Conducting a Reality Check
Being prepared to ask the “tough questions” in life and the willingness to listen to the answers
Over-estimate yourself but never over-estimate the challenges you face. A degree of positive self-illusion seems to be a valuable quality in life. Too much “realism” about our failings and shortcomings can be a hindrance rather than a help. Keep optimistic about what you can achieve. But be very realistic in your evaluation of the difficulty of the specific problems you need to tackle. There are some challenges in life with risks and hazards that are not obvious. Be shrewd in your assessment of what will be required.
Monitor your failure rate. Watch out for modest successes. Modest successes provide the promise of a bright future and encourage greater investment. Modest successes can also lull you into a false sense of security about what will work and endure for the long-term. Sometimes it is failure that drives genuine innovation. Spectacular failure suggests that someone has pushed into new areas. You might learn something important for long-term success.
Achieve “Flow”. “Flow” is the Fascination with what we’re doing; becoming Lost in what we’re doing; at One with what we’re doing; and Wholly involved in the task. Flow is the time when your physical and psychological energies are caught up in the task. Flow is the moment of your optimum productivity and creativity. Learn how to find those times of “flow”. www.wishfulthinking.co.uk
“Mission impossible”. You know yourself, your talents and strengths and what you need to do to succeed. Don’t let your success become your downfall by agreeing to those new assignments and projects which will make the kind of demands that you can’t meet. Keep stretching and testing yourself but don’t be seduced by others’ flattery to take on those activities which can only expose in the end your shortcomings.
Come to terms with who you are. Recognise the fundamentals of your temperament and the personality that has formed and crystallised over the first sixteen years or so of your life. Yes, you can change but don’t go through life with the expectation of transforming your core personality. The challenge is to discover new facets of your personality, develop new skills and deploy your talents productively, not to reinvent yourself.
“Where your talents and the needs of the world cross, there lies your vocation.” If you love what you are doing, you will be successful. Develop your self awareness and insight to locate your distinctive strengths, those qualities which feel part of you and which you find easy to deploy. Keep alert to events around you to spot the opportunities for you to utilise your skills.

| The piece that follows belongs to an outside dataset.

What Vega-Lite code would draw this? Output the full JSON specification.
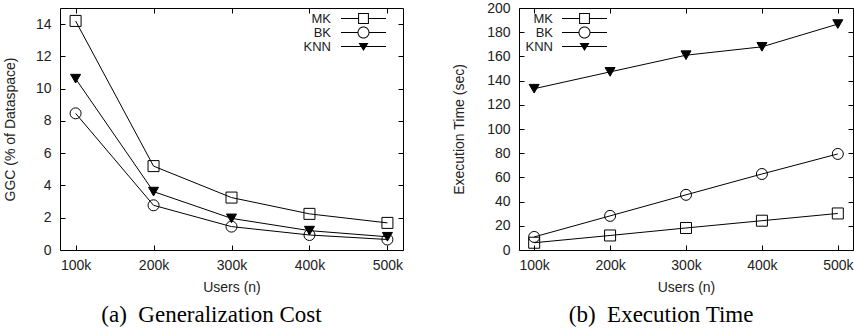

No one is perfect and neither are you. Give yourself a break and accept your shortcomings and limitations. Whilst some weaknesses represent “fatal flaws”, patterns of behaviour which may derail you in life, others can be managed easily through a combination of:
- anticipating and preparing for difficult situations in which you find yourself
- avoiding the situations and tasks which involve strengths you don’t possess
- playing to your distinctive strengths
- shifting the emphasis of your role
- drawing on the talents of others to complement your own skill set.
The double-edged sword of strengths. “Play to your strengths” is a pretty good life strategy, but like all flexible strategies needs to be moderated. Strengths, taken to an extreme, can “flip” to become weaknesses. A drive for results, a potential life asset, can easily translate into an impatience which alienates others. Don’t become too entrenched in your views of your strengths. Some may represent your “Achilles heel”.
Keep humble. Know yourself but don’t define yourself around a “this-is-who-I-am-take-me-for who-I-am-warts-and-all” personal identity. This is arrogance. Not everyone will like or accept “the warts and all”. Be sufficiently comfortable in your “own skin” to accept when some traits and qualities need to be moderated and when to explore new facets of your personality.
Don’t navel gaze. Judge your life only by outcomes not intentions. Your motives, aims and plans are unfortunately of little interest to others. You will be judged on what you actually attain, the impact you personally make on the world, not on your potential to achieve. Ensure therefore that you translate your insights about yourself into practical goals and specific actions.
Know when and how to redefine yourself. If you’re getting tough feedback from your “customers” in life and your “competitors” are becoming increasingly aggressive, your “success space” is in danger of becoming squeezed. Apply the same discipline to yourself if you were evaluating a business. What are the strategic options given the mix of customer trends, competitor activity and organisational capability? Review your strategic life options:
- accept it’s getting all too difficult and retreat
- find a niche in which there is enough space for you to flourish
- rethink the fundamentals of your life proposition to identify new ways to maximise your existing capabilities
Protect your personal brand. Your reputation is a critical life asset. Look after it well. Be careful about the jobs, projects and assignments you take on. Don’t evaluate them simply in terms of salary raises or enhanced status. Ask: will this move strengthen your reputation over the long run? www.idea-sandbox.com
Self knowledge is a life long task; don’t stereotype yourself. We don’t like to be pigeonholed by others, so don’t put yourself in a classification box. The analysis of a well designed and validated personality instrument is helpful in indicating something of our deep-seated temperament. As is 360 feedback in which others rate your personal effectiveness. But none of these measures provide a definitive evaluation of “you”. Our complexity as unique individuals is not easily summarised in a set of profiles. And you will change. Understanding yourself – who you are, what you believe and aspire to, and how you interact with others, is a process of continual learning.